LSU 23, Vanderbilt 9

When does this start to feel a bit like last year, when we excuse any early doubt about the Tigers with a "Yeah, but they're LSU and will turn a corner soon enough"?

After all, any SEC fan knows not to read too much into any game against Vanderbilt -- but the Tigers offense, which looked so good against Washington, was far from convincing in this one. Jordan Jefferson had a nice completion percentage (20-of-29) but averaged just 4.9 yards an attempt and didn't throw a TD. The Bayou Bengals did average a not-shabby 4.2 yards a rush, but their longest run went for 14 yards. Sure, the defense was better. But winning the SEC West will require both halves of the team to play well at the same time.

For Vanderbilt, this was a return to earth for the offense after cruising past Western Carolina in their opener. They gained just 210 yards, 88 of them passing, and had as many turnovers (one interception) as TDs. No receiver gained more than 30 yards. That also will not do in the SEC East.

Auburn 49, Mississippi State 24

At some point, if they keep playing like this, we have to begin to consider Auburn as at least a potential contender in the SEC West. I'm not sure when that tipping point comes -- the Tigers' next two games are against West Virginia and Ball State, and their next SEC contest comes at Tennessee.

But Auburn has done all that you could have asked them to do to this point. They blew out a mid-major that was expected to give them heartburn. And after allowing Mississippi State to take a 17-14 lead in the second quarter, the Tigers ran away with the game, scoring the next 28 points in the game while piling up 589 yards. QB Chris Todd was far from impressive -- 10-of-23 for 186 yards -- but he didn't throw an interception, and if the running game can gain 390 yards a week, there won't be a need for Todd to make many plays.

Then again, it was Louisiana Tech last year and it was Mississippi State this year. As long as the names are the marquee conference powers, the Tigers aren't going to get much credit, and perhaps they shouldn't.

As for Mississippi State, there were some hopeful signs in this game. Anthony Dixon came back and rushed for 92 yards and a TD on 20 carries. And a teamwide 4.4 ypc average against an SEC defense is nothing to be ashamed of. But Chris Relf threw two picks.

And that defense ...

Florida 56, Troy 6

There was a point at which the Gators were almost 19 minutes into this one and still leading only 7-3 against a team from the Sun Belt. Then Florida scored four unanswered touchdowns in a bit more than seven minutes to quickly erase whatever fleeting thought the other Trojans had of pulling off an upset.

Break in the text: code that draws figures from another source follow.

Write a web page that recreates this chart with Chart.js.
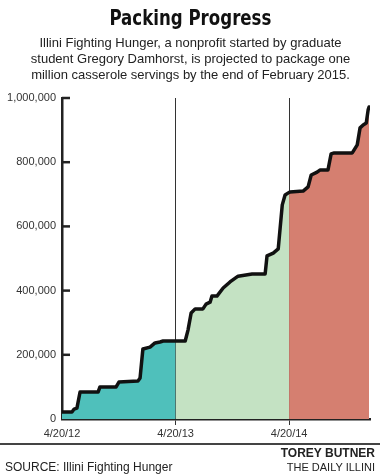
<!DOCTYPE html>
<html>
<head>
<meta charset="utf-8">
<script src="https://cdn.jsdelivr.net/npm/chart.js@4/dist/chart.umd.min.js"></script>
<style>
  body { margin: 0; width: 381px; height: 475px; position: relative; background: #fff; overflow: hidden;
         font-family: 'Liberation Sans', Arial, sans-serif; color: #222; }
  #chart { position: absolute; left: 0; top: 0; }
  .title { position: absolute; top: 5px; left: 0; width: 381px; text-align: center;
           font-family: 'Liberation Sans Narrow', 'DejaVu Sans Condensed', sans-serif; font-weight: bold;
           font-size: 22px; line-height: 26px; color: #111; transform: scaleX(0.84); transform-origin: 190px 0; }
  .sub { position: absolute; top: 35px; left: 0; width: 381px; text-align: center;
         font-size: 13px; line-height: 16px; color: #222; }
  .rule { position: absolute; left: 0; top: 443px; width: 380px; height: 2px; background: #444; }
  .src { position: absolute; left: 5px; top: 460px; font-size: 12px; }
  .credit { position: absolute; right: 6px; top: 446px; text-align: right; font-size: 11px; line-height: 14px; }
  .credit b { font-size: 12px; }
</style>
</head>
<body>
<canvas id="chart" width="381" height="475"></canvas>
<div class="title">Packing Progress</div>
<div class="sub">Illini Fighting Hunger, a nonprofit started by graduate<br>student Gregory Damhorst, is projected to package one<br>million casserole servings by the end of February 2015.</div>
<div class="rule"></div>
<div class="src">SOURCE: Illini Fighting Hunger</div>
<div class="credit"><b>TOREY BUTNER</b><br>THE DAILY ILLINI</div>
<script>
// days since 4/20/12, and cumulative servings
const days = [0, 32, 39, 48, 58, 116, 122, 174, 183, 244, 251, 260, 283, 299, 315, 325, 365, 396, 405, 415,
  428, 453, 463, 476, 482, 498, 518, 540, 566, 611, 653, 659, 679, 695, 708, 717, 730, 733, 775, 791,
  801, 820, 830, 855, 865, 875, 933, 949, 958, 968, 978, 984, 987]
const servings = [22000, 22000, 31000, 34000, 84000, 84000, 100000, 100000, 115000, 118000, 128000, 218000,
  224000, 237000, 240000, 243000, 243000, 243000, 277000, 330000, 343000, 343000, 358000, 364000, 383000,
  383000, 408000, 427000, 445000, 452000, 452000, 508000, 517000, 530000, 667000, 698000, 706000, 707000,
  710000, 723000, 760000, 769000, 776000, 776000, 826000, 829000, 829000, 854000, 907000, 916000, 922000,
  963000, 972000]

const xTickDays = [0, 365, 730]
const xTickLabels = ['4/20/12', '4/20/13', '4/20/14']
const yTicks = [0, 200000, 400000, 600000, 800000, 1000000]

const periods = [
  { from: 0, to: 365, color: '#4fc0bb' },
  { from: 365, to: 730, color: '#c4e2c3' },
  { from: 730, to: 9999, color: '#d57f70' },
]

const points = days.map((d, i) => ({ x: d, y: servings[i] }))

const fills = periods.map(p => ({
  data: points.filter(pt => pt.x >= p.from && pt.x <= p.to),
  backgroundColor: p.color,
  fill: 'origin',
  borderWidth: 0,
  pointRadius: 0,
  order: 1,
}))

const innerTicks = {
  id: 'innerTicks',
  afterDraw(chart) {
    const { ctx, chartArea, scales } = chart
    ctx.save()
    ctx.strokeStyle = '#222'
    ctx.lineWidth = 2.5
    yTicks.slice(1).forEach(v => {
      const y = scales.y.getPixelForValue(v)
      ctx.beginPath()
      ctx.moveTo(chartArea.left, y)
      ctx.lineTo(chartArea.left + 8, y)
      ctx.stroke()
    })
    ctx.restore()
  },
}

Chart.defaults.font.family = "'Liberation Sans', Arial, sans-serif"
Chart.defaults.font.size = 11
Chart.defaults.color = '#333'

new Chart(document.getElementById('chart'), {
  type: 'line',
  data: {
    datasets: [
      {
        data: points,
        borderColor: '#111',
        borderWidth: 3.5,
        borderJoinStyle: 'round',
        borderCapStyle: 'round',
        pointRadius: 0,
        fill: false,
        tension: 0,
        order: 0,
      },
      ...fills,
    ],
  },
  options: {
    responsive: false,
    devicePixelRatio: 1,
    animation: false,
    layout: { padding: { top: 98, right: 11, bottom: 31, left: 0 } },
    plugins: { legend: { display: false }, tooltip: { enabled: false } },
    scales: {
      x: {
        type: 'linear',
        min: 0,
        max: 990,
        z: 1,
        afterBuildTicks: s => { s.ticks = xTickDays.map(v => ({ value: v })) },
        afterFit: s => { s.height = 25 },
        ticks: {
          callback: v => xTickLabels[xTickDays.indexOf(v)],
          padding: 2,
          maxRotation: 0,
          autoSkip: false,
          font: { size: 11 },
        },
        grid: {
          color: c => (c.tick && c.tick.value === 0 ? 'rgba(0,0,0,0)' : '#333'),
          tickColor: c => (c.tick && c.tick.value === 0 ? 'rgba(0,0,0,0)' : '#333'),
          lineWidth: 1,
          tickLength: 6,
        },
        border: { display: true, color: '#222', width: 2.5 },
      },
      y: {
        min: 0,
        max: 1000000,
        z: 1,
        afterBuildTicks: s => { s.ticks = yTicks.map(v => ({ value: v })) },
        afterFit: s => { s.width = 62 },
        ticks: {
          callback: v => v.toLocaleString('en-US'),
          padding: 6,
          font: { size: 11 },
        },
        grid: { display: false, drawTicks: false },
        border: { display: true, color: '#222', width: 2.5 },
      },
    },
  },
  plugins: [innerTicks],
})
</script>
</body>
</html>
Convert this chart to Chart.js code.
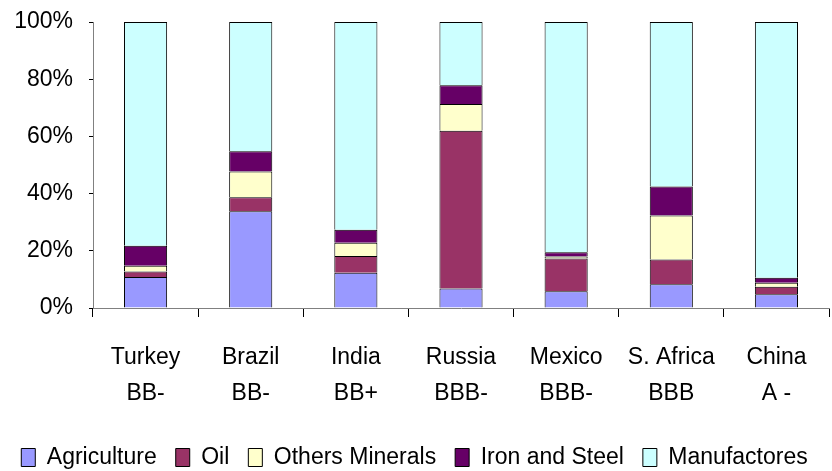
<!DOCTYPE html>
<html>
<head>
<meta charset="utf-8">
<script src="https://cdn.jsdelivr.net/npm/chart.js@4"></script>
<style>
  html, body { margin: 0; padding: 0; background: #fff; }
  #wrap { width: 832px; height: 471px; position: relative; }
</style>
</head>
<body>
<div id="wrap"><canvas id="chart-bars"></canvas></div>
<script>
const countries = [['Turkey', 'BB-'], ['Brazil', 'BB-'], ['India', 'BB+'], ['Russia', 'BBB-'], ['Mexico', 'BBB-'], ['S. Africa', 'BBB'], ['China', 'A -']];

const agriculture = [10.8, 33.8, 12.3, 6.8, 5.9, 8.3, 4.8];
const oil = [2.0, 4.9, 5.9, 55.2, 11.4, 8.7, 2.6];
const otherMinerals = [2.0, 9.0, 4.6, 9.3, 0.7, 15.3, 1.4];
const ironSteel = [7.0, 7.1, 4.6, 6.6, 1.5, 10.2, 1.8];
const manufactures = [78.2, 45.2, 72.6, 22.1, 80.5, 57.5, 89.4];

const yTicks = [0, 20, 40, 60, 80, 100];

const font = "'Liberation Sans', Arial, sans-serif";

document.addEventListener("DOMContentLoaded", function () {

  const ctx = document.getElementById('chart-bars');

  function series(label, data, color) {
    return {
      label: label,
      data: data,
      backgroundColor: color,
      borderColor: '#000000',
      borderWidth: 1,
      barPercentage: 0.41,
      categoryPercentage: 1
    };
  }

  new Chart(ctx, {
    type: 'bar',
    data: {
      labels: countries,
      datasets: [
        series('Agriculture', agriculture, '#9999ff'),
        series('Oil', oil, '#993366'),
        series('Others Minerals', otherMinerals, '#ffffcc'),
        series('Iron and Steel', ironSteel, '#660066'),
        series('Manufactores', manufactures, '#ccffff')
      ]
    },
    options: {
      responsive: true,
      maintainAspectRatio: false,
      animation: false,
      layout: {
        padding: { top: 0, right: 3, left: 0, bottom: -8 }
      },
      scales: {
        x: {
          stacked: true,
          grid: {
            drawOnChartArea: false,
            tickLength: 9,
            color: '#000000'
          },
          border: { color: '#808080', width: 1 },
          ticks: {
            color: '#000000',
            padding: 23,
            font: { family: font, size: 23, lineHeight: 1.55 }
          },
          afterFit: function (scale) { scale.height = 119; }
        },
        y: {
          stacked: true,
          min: 0,
          max: 100,
          afterBuildTicks: function (scale) {
            scale.ticks = yTicks.map(function (v) { return { value: v }; });
          },
          grid: {
            drawOnChartArea: false,
            tickLength: 4,
            color: '#000000'
          },
          border: { color: '#808080', width: 1 },
          ticks: {
            color: '#000000',
            padding: 16,
            font: { family: font, size: 23 },
            callback: function (v) { return v + '%'; }
          },
          afterFit: function (scale) {
            scale.width = 93;
            scale.paddingTop = 22;
            scale.paddingBottom = 0;
          }
        }
      },
      plugins: {
        legend: {
          position: 'bottom',
          labels: {
            color: '#000000',
            boxWidth: 14,
            boxHeight: 18,
            padding: 19,
            font: { family: font, size: 23 }
          }
        },
        tooltip: { enabled: false }
      }
    }
  });

});
</script>
</body>
</html>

Sure, there are a few things you can find if you're Urban Meyer and trying to keep your players from getting too full of themselves before Tennessee comes to town. The Gators coughed up three fumbles and missed a 39-yard field goal. But they churned out 32 first downs and 663 yards. The defense held Levi Brown to 2.8 yards a passing attempt and the Trojans to 2.1 yards a rush. Even John Brantley (10-of-12, 135 yards, 1 TD) looked good in relief of Tim Tebow.

We still have nothing that would make us doubt all the national title talk surrounding the Gators. This weeked provides a chance to plant the seed of doubt, but not much more than that.

Alabama 40, Florida International 14

There was a fear that the deja vu that Alabama experienced in Week 1 -- convincingly defeating a national title contender from the ACC -- would be matched by yet another bout of deja vu the following week by looking flat against a lightly regarded mid-major. After all, the Tide only defeated Tulane last year by a 20-6 margin, and the game wasn't truly out of reach until Bama took a 20-3 lead as time expired in the third quarter on a Mark Ingram TD run.

It looked like a replay might be underway when Florida International took a 14-13 lead in the second quarter. But that was all the Golden Panters would get as Alabama reeled off 27 straight to make the game a rout. And unlike last year, when the Tide was outgained by 146 yards, Alabama held a 516-214 advantage at the end of the game, in part because the defense held FIU to 1 yard rushing on 26 carries. Total, not average.

Greg McElroy looked solid again, going 18-of-24 for 241 yards and a score. Alabama's rushing attack averaged 6.5 ypc. Now they just have to worry about the inevitable letdown against North Texas.